A Mentor Remembered
I'm a little late posting this one, as it took some time to reflect and overcome a bit of sadness. The November Blog - a - Month topic was about who has helped me grow as a teacher. I'd like to take a moment to reflect back on the man who inspired me to become a music teacher and how my experiences in his band program shaped me as an individual and prepared me for what lies ahead.
Throughout my life, I always knew that I loved teaching - when I arrived home from school each day, I would line up all my stuffed animals and make my sister sit in my "classroom" while I read books out loud to the "class." My mom said I was always very bossy when my friends came over, but I think I just had high expectations for discipline ;)! As I got into high school, I didn't read to my class after school - but I did work at my synagogue as a teacher's assistant for Hebrew school and Sunday school.
Most importantly, however, I was a proud member of my high school band. I couldn't get enough of it - constantly staying after school to file music, to help other students, or just to "hang out" with the band director until he kicked me out. I had definitely found my calling and I wanted to be like him - a high school band director. When Mr. Haynes was absent from school, he would sometimes ask me to conduct/rehearse the band.
I had no idea what I was doing at the time - but I knew I loved it.
When it came time for me to make a decision as to where to apply for college, I knew I wanted to major in music and attend a school with a big marching band. Mr. Haynes told me,"Michelle - don't become a music teacher unless you're OK playing Christmas music every year. You're going to have to, if you teach music." And he was right (at least until I came to Davis). But that didn't stop me from following the dream to become a music teacher.
After 4.5 years at The University of Alabama, the time came for me to graduate and Mr. Haynes was there to give a me glowing recommendation to Fulton County Schools. I was blown away that he put so much faith and trust into me, without seeing how I had grown in college. He really believed in me and knew that my passion for teaching music would make me successful in any music room setting.

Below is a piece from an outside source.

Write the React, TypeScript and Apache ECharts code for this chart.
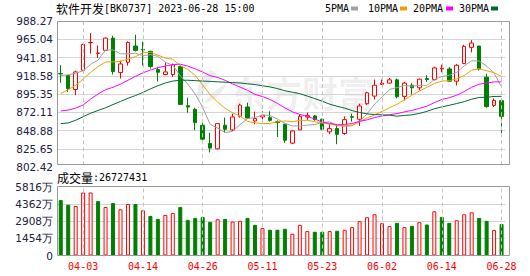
import React, { useEffect, useRef } from 'react';
import * as echarts from 'echarts';

const boardName = '软件开发';
const boardCode = '[BK0737]';
const stamp = '2023-06-28 15:00';

const dates = ['03-29','03-30','03-31','04-03','04-04','04-06','04-07','04-10','04-11','04-12','04-13','04-14','04-17','04-18','04-19','04-20','04-21','04-24','04-25','04-26','04-27','04-28','05-04','05-05','05-08','05-09','05-10','05-11','05-12','05-15','05-16','05-17','05-18','05-19','05-22','05-23','05-24','05-25','05-26','05-29','05-30','05-31','06-01','06-02','06-05','06-06','06-07','06-08','06-09','06-12','06-13','06-14','06-15','06-16','06-19','06-20','06-21','06-26','06-27','06-28'];

const opens = [921.6, 919.0, 901.2, 925.7, 960.8, 947.3, 951.1, 966.7, 922.8, 935.9,
  956.6, 952.3, 949.8, 926.6, 920.3, 920.3, 930.4, 880.6, 875.9, 855.6,
  832.4, 825.6, 855.6, 849.7, 867.0, 878.9, 861.1, 866.2, 865.3, 860.2,
  856.9, 832.8, 849.7, 866.2, 867.5, 863.3, 847.2, 851.4, 845.1, 866.6,
  863.3, 883.1, 892.8, 907.6, 909.3, 913.5, 892.4, 906.7, 903.4, 915.2,
  913.9, 927.4, 927.4, 911.8, 934.2, 954.9, 956.6, 916.9, 881.0, 887.0];
const closes = [921.1, 902.5, 923.6, 958.7, 961.2, 947.7, 966.7, 924.1, 933.8, 961.2,
  951.1, 951.6, 930.4, 923.2, 923.6, 932.9, 882.2, 878.9, 859.0, 837.9,
  826.5, 857.7, 850.5, 866.2, 881.4, 864.8, 864.3, 868.3, 861.9, 859.0,
  836.6, 848.4, 867.0, 867.9, 862.8, 850.5, 851.4, 844.2, 862.8, 865.8,
  880.2, 897.0, 906.7, 909.3, 913.5, 892.0, 909.3, 903.4, 914.3, 913.9,
  928.7, 928.3, 911.8, 932.1, 956.2, 960.4, 927.4, 879.3, 887.4, 867.0];
const lows = [909.7, 898.3, 894.0, 925.0, 946.9, 941.4, 950.8, 920.3, 915.2, 931.7,
  949.8, 931.7, 927.9, 911.5, 919.4, 917.3, 881.5, 871.7, 849.3, 832.4,
  821.0, 825.0, 846.3, 848.4, 865.3, 864.1, 856.9, 861.1, 860.2, 840.7,
  833.2, 831.5, 849.3, 862.4, 861.5, 849.3, 844.2, 831.5, 843.4, 860.2,
  854.8, 881.4, 888.5, 907.0, 909.0, 889.8, 887.2, 894.9, 900.0, 911.0,
  912.7, 923.2, 911.5, 906.3, 934.0, 948.5, 925.3, 878.0, 878.9, 845.9];
const highs = [932.1, 919.5, 925.3, 959.5, 973.1, 957.4, 967.5, 969.7, 938.0, 962.5,
  971.0, 962.3, 950.7, 929.6, 935.9, 934.2, 931.7, 890.7, 878.0, 860.3,
  845.9, 858.0, 865.3, 870.4, 883.1, 884.4, 873.0, 873.4, 873.4, 861.9,
  857.7, 849.3, 869.6, 871.7, 868.7, 864.1, 856.9, 856.9, 867.0, 870.4,
  883.1, 898.3, 913.9, 913.9, 916.0, 915.2, 911.0, 909.3, 915.2, 919.4,
  930.4, 932.9, 930.0, 933.8, 958.3, 964.2, 956.8, 921.1, 889.9, 887.2];

const ma5 = [919.0, 920.0, 922.0, 925.0, 933.4, 938.7, 951.6, 951.7, 946.7, 946.7,
  947.4, 944.3, 945.6, 943.5, 935.9, 932.2, 918.5, 908.2, 895.3, 878.2,
  856.9, 852.0, 846.3, 847.8, 856.5, 864.2, 865.4, 868.9, 868.0, 863.6,
  858.1, 854.8, 854.6, 855.8, 856.5, 859.3, 859.9, 855.4, 854.3, 854.9,
  860.9, 870.0, 882.5, 891.8, 901.3, 903.7, 906.2, 905.5, 906.5, 906.6,
  913.9, 917.7, 919.4, 923.0, 931.4, 937.8, 937.6, 931.1, 922.1, 904.3];
const ma10 = [896.0, 901.0, 906.5, 914.5, 923.0, 930.5, 936.3, 936.5, 937.0, 940.1,
  943.1, 948.0, 948.6, 945.1, 941.3, 939.8, 931.4, 926.8, 919.4, 907.0,
  894.6, 885.2, 877.2, 871.5, 867.3, 860.5, 858.7, 857.7, 857.9, 860.1,
  861.1, 860.1, 861.8, 862.0, 860.1, 858.7, 857.4, 855.0, 855.1, 855.7,
  860.1, 865.0, 868.9, 873.1, 878.1, 882.3, 888.1, 894.0, 899.2, 904.0,
  908.8, 911.9, 912.5, 914.7, 919.0, 925.8, 927.7, 925.2, 922.6, 917.9];
const ma20 = [873.8, 875.0, 877.5, 881.5, 889.0, 895.5, 901.0, 904.0, 908.0, 913.0,
  918.0, 922.5, 926.0, 929.0, 931.0, 933.0, 933.5, 931.0, 927.5, 923.5,
  918.8, 916.6, 912.9, 908.3, 904.3, 900.1, 895.0, 892.2, 888.6, 883.5,
  877.8, 872.7, 869.5, 866.7, 863.7, 859.6, 858.0, 856.3, 856.5, 857.9,
  860.6, 862.5, 865.4, 867.5, 869.1, 870.5, 872.7, 874.5, 877.1, 879.9,
  884.5, 888.5, 890.7, 893.9, 898.6, 904.1, 907.9, 909.6, 910.9, 910.9];
const ma30 = [857.7, 858.6, 862.0, 866.5, 871.0, 874.5, 878.0, 882.0, 886.0, 890.0,
  893.5, 897.5, 902.0, 906.0, 909.5, 912.0, 913.0, 913.0, 912.5, 912.0,
  911.5, 911.0, 910.5, 910.0, 909.5, 908.5, 907.5, 906.0, 904.5, 902.4,
  899.6, 897.8, 895.9, 892.8, 889.6, 886.3, 882.5, 879.8, 877.5, 874.3,
  871.9, 870.1, 869.3, 868.9, 868.5, 867.2, 868.1, 868.9, 870.7, 873.3,
  876.7, 879.0, 881.1, 883.3, 885.7, 888.9, 891.0, 891.4, 892.3, 892.5];

const volumes = [47040000, 43120000, 42000000, 53480000, 53480000, 46200000, 41160000, 44520000, 39200000, 43680000,
  43680000, 38360000, 33600000, 31080000, 34440000, 36120000, 41160000, 30240000, 31920000, 32760000,
  28560000, 30800000, 31080000, 28840000, 29400000, 31920000, 26040000, 23240000, 21840000, 21840000,
  22680000, 18480000, 26040000, 20720000, 20160000, 20160000, 20720000, 21000000, 21840000, 24080000,
  29120000, 32480000, 35000000, 27440000, 24920000, 27720000, 24080000, 25200000, 28280000, 26320000,
  37520000, 32760000, 27720000, 29960000, 35000000, 36680000, 31920000, 29400000, 21560000, 26727431];

const priceTickLabels = ['802.42', '825.65', '848.88', '872.11', '895.35', '918.58', '941.81', '965.04', '988.27'];
const volumeMax = 58160000;
const maNames = ['5PMA', '10PMA', '20PMA', '30PMA'];
const labelIdx = [3, 11, 19, 27, 35, 43, 51, 59];

const MONO = '"DejaVu Sans Mono", monospace';
const CJK = '"Noto Sans CJK SC", sans-serif';
const NUM = '"DejaVu Sans", sans-serif';
const RED = '#ff0000';
const GREEN = '#008000';
const maColors = ['#a0a0a0', '#f0a000', '#ff00ff', '#006a32'];
const LABEL = '#202040';
const GRID_LINE = '#d4d4d4';
const DASH = '#c4c4c4';
const FRAME = '#9a9a9a';
const WATERMARK = 'rgba(0,0,0,0.075)';

const LOGO_D = 'M22,0 C8,8 0,22 6,38 C10,26 16,16 30,6 Z M12,40 C20,30 28,22 40,16 C36,28 26,36 12,40 Z M2,44 C8,42 14,42 20,44 C14,46 8,46 2,44 Z';
let logoRegistered = false;
function ensureLogo() {
  if (logoRegistered) return;
  echarts.graphic.registerShape('wmlogo', echarts.graphic.extendPath(LOGO_D, {}) as any);
  logoRegistered = true;
}

function buildOption() {
  const priceTicks = priceTickLabels.map(Number);
  const pMin = priceTicks[0];
  const pMax = priceTicks[priceTicks.length - 1];
  const frameLow = 805.1;
  const candleData = dates.map((_, i) => [opens[i], closes[i], lows[i], highs[i]]);
  const volData = volumes.map((v, i) => {
    const up = i === 0 ? closes[i] >= opens[i] : closes[i] >= closes[i - 1];
    return {
      value: v,
      itemStyle: up
        ? { color: '#ffffff', borderColor: RED, borderWidth: 1 }
        : { color: GREEN, borderColor: GREEN, borderWidth: 1 },
    };
  });
  const mas = [ma5, ma10, ma20, ma30];

  const legendTextX = [325, 368, 413, 459];
  const legendRectX = [351, 400, 446, 491];
  const legendGraphics: any[] = [];
  maNames.forEach((n, k) => {
    legendGraphics.push({
      type: 'text', x: legendTextX[k], y: 8,
      style: { text: n, fontFamily: MONO, fontSize: 10, fill: '#000', align: 'left', verticalAlign: 'middle' },
    });
    legendGraphics.push({
      type: 'rect', shape: { x: legendRectX[k], y: 6.5, width: 7, height: 4 },
      style: { fill: maColors[k] },
    });
  });

  return {
    animation: false,
    backgroundColor: '#ffffff',
    grid: [
      { left: 57, right: 24.7, top: 21.2, height: 145.8 },
      { left: 57, right: 24.7, top: 187, height: 68.5 },
    ],
    xAxis: [
      {
        type: 'category', gridIndex: 0, data: dates, boundaryGap: true,
        axisLine: { show: false }, axisTick: { show: false }, axisLabel: { show: false }, splitLine: { show: false },
      },
      {
        type: 'category', gridIndex: 1, data: dates, boundaryGap: true,
        axisLine: { show: false }, axisTick: { show: false }, splitLine: { show: false },
        axisLabel: {
          interval: (i: number) => labelIdx.includes(i),
          color: RED, fontFamily: MONO, fontSize: 10, margin: 6,
        },
      },
    ],
    yAxis: [
      {
        type: 'value', gridIndex: 0, min: pMin, max: pMax,
        axisLine: { show: false },
        axisTick: { show: false, customValues: priceTicks },
        axisLabel: {
          customValues: priceTicks,
          formatter: (v: number) => v.toFixed(2),
          color: LABEL, fontFamily: NUM, fontSize: 10.5, margin: 4,
        },
        splitLine: { show: true, showMinLine: false, showMaxLine: false, lineStyle: { color: GRID_LINE, width: 1 } },
      },
      {
        type: 'value', gridIndex: 1, min: 0, max: volumeMax, interval: volumeMax / 4,
        axisLine: { show: false }, axisTick: { show: false },
        axisLabel: {
          formatter: (v: number) => (v === 0 ? '0' : Math.round(v / 10000) + '万'),
          color: LABEL, fontFamily: NUM, fontSize: 10.5, margin: 4,
        },
        splitLine: { show: true, showMinLine: false, showMaxLine: false, lineStyle: { color: GRID_LINE, width: 1 } },
      },
    ],
    graphic: [
      {
        type: 'wmlogo', x: 194, y: 70, scaleX: 0.8, scaleY: 0.85, z: 0,
        style: { fill: WATERMARK },
      },
      {
        type: 'text', x: 230, y: 92, z: 0,
        style: {
          text: '东方财富', fontFamily: CJK, fontSize: 36, fontWeight: 'bold',
          fill: WATERMARK, align: 'left', verticalAlign: 'middle',
        },
      },
      {
        type: 'text', x: 56, y: 8,
        style: {
          text: '{c|' + boardName + '}{m|' + boardCode + ' ' + stamp + '}',
          verticalAlign: 'middle', align: 'left',
          rich: {
            c: { fontFamily: CJK, fontSize: 12, fill: '#000' },
            m: { fontFamily: MONO, fontSize: 10, fill: '#000' },
          },
        },
      },
      {
        type: 'text', x: 57, y: 177,
        style: {
          text: '{c|成交量}{m|:' + volumes[volumes.length - 1] + '}',
          verticalAlign: 'middle', align: 'left',
          rich: {
            c: { fontFamily: CJK, fontSize: 12, fill: '#000' },
            m: { fontFamily: MONO, fontSize: 10, fill: '#000' },
          },
        },
      },
      ...legendGraphics,
      {
        type: 'rect', z: 10, shape: { x: 57.5, y: 21.5, width: 452, height: 143 },
        style: { fill: 'none', stroke: FRAME, lineWidth: 1 },
      },
      {
        type: 'rect', z: 10, shape: { x: 57.5, y: 186.5, width: 452, height: 69 },
        style: { fill: 'none', stroke: FRAME, lineWidth: 1 },
      },
    ],
    series: [
      {
        type: 'candlestick', name: 'K', xAxisIndex: 0, yAxisIndex: 0,
        data: candleData, barWidth: 4,
        itemStyle: { color: '#ffffff', color0: GREEN, borderColor: RED, borderColor0: GREEN, borderWidth: 1 },
        markLine: {
          silent: true, symbol: ['none', 'none'], label: { show: false },
          lineStyle: { color: DASH, type: [4, 3], width: 1 },
          data: labelIdx.map((i) => [
            { coord: [dates[i], pMax] },
            { coord: [dates[i], frameLow] },
          ]),
        },
      },
      ...mas.map((arr, k) => ({
        type: 'line', name: maNames[k], xAxisIndex: 0, yAxisIndex: 0,
        data: arr, showSymbol: false, symbol: 'none', smooth: false,
        lineStyle: { color: maColors[k], width: 1 },
        itemStyle: { color: maColors[k] },
      })),
      {
        type: 'bar', name: 'VOL', xAxisIndex: 1, yAxisIndex: 1,
        data: volData, barWidth: 4,
        markLine: {
          silent: true, symbol: ['none', 'none'], label: { show: false },
          lineStyle: { color: DASH, type: [4, 3], width: 1 },
          data: labelIdx.map((i) => ({ xAxis: dates[i] })),
        },
      },
    ],
  };
}

export default function App() {
  const ref = useRef<HTMLDivElement>(null);
  useEffect(() => {
    if (!ref.current) return;
    ensureLogo();
    const chart = echarts.init(ref.current, null, { renderer: 'svg' });
    chart.setOption(buildOption() as any);
    return () => chart.dispose();
  }, []);
  return (
    <div
      ref={ref}
      style={{ position: 'fixed', left: 0, top: 0, width: 530, height: 276, background: '#ffffff' }}
    />
  );
}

A few years into teaching, Mr. Haynes reached out and shared that he was now teaching Elementary music, which was my "specialty." He asked me if I would be willing to share some lessons and some music with him. That moment was life - changing. My mentor, the man that inspired me to become a music teacher, was asking me for help with lessons. Surely, I could not turn him down. That's by far the biggest compliment that I, as a music teacher, could have ever received.
Mr. Haynes and I kept in touch, we last spoke a few months ago about Chorus (among other personal topics). And then the day after my birthday, I got a phone call.
Haynes had been working at an elementary school, where my former Asst. Principal was now working. When I saw her name pop up on caller ID, I answered, to find a very melancholy voice on the other side. She asked me if I had heard the news, which I had not. Mr. Haynes had been murdered the night before, in a storage unit in Sandy Springs. The irony is that I had a storage unit in the same place, and had seen Mr. Haynes there a number of times because he and his girlfriend owned a Spa in the same shopping center. We would always go say hello to him after stopping at the storage unit. All of my pictures, all of my memories - everything that reminded me of him was in that storage unit. And to think he was murdered there - on my birthday.
To hear about the news coverage, click on his image
I miss him dearly. And I know that I'll always remember him and hold him responsible for my career choice. When I have those days where I doubt myself as a teacher (we all have those, right?) or where I am extremely exhausted, I think about him and remember why I chose this career. I feel like a small part of what I'm doing is keeping his legacy alive.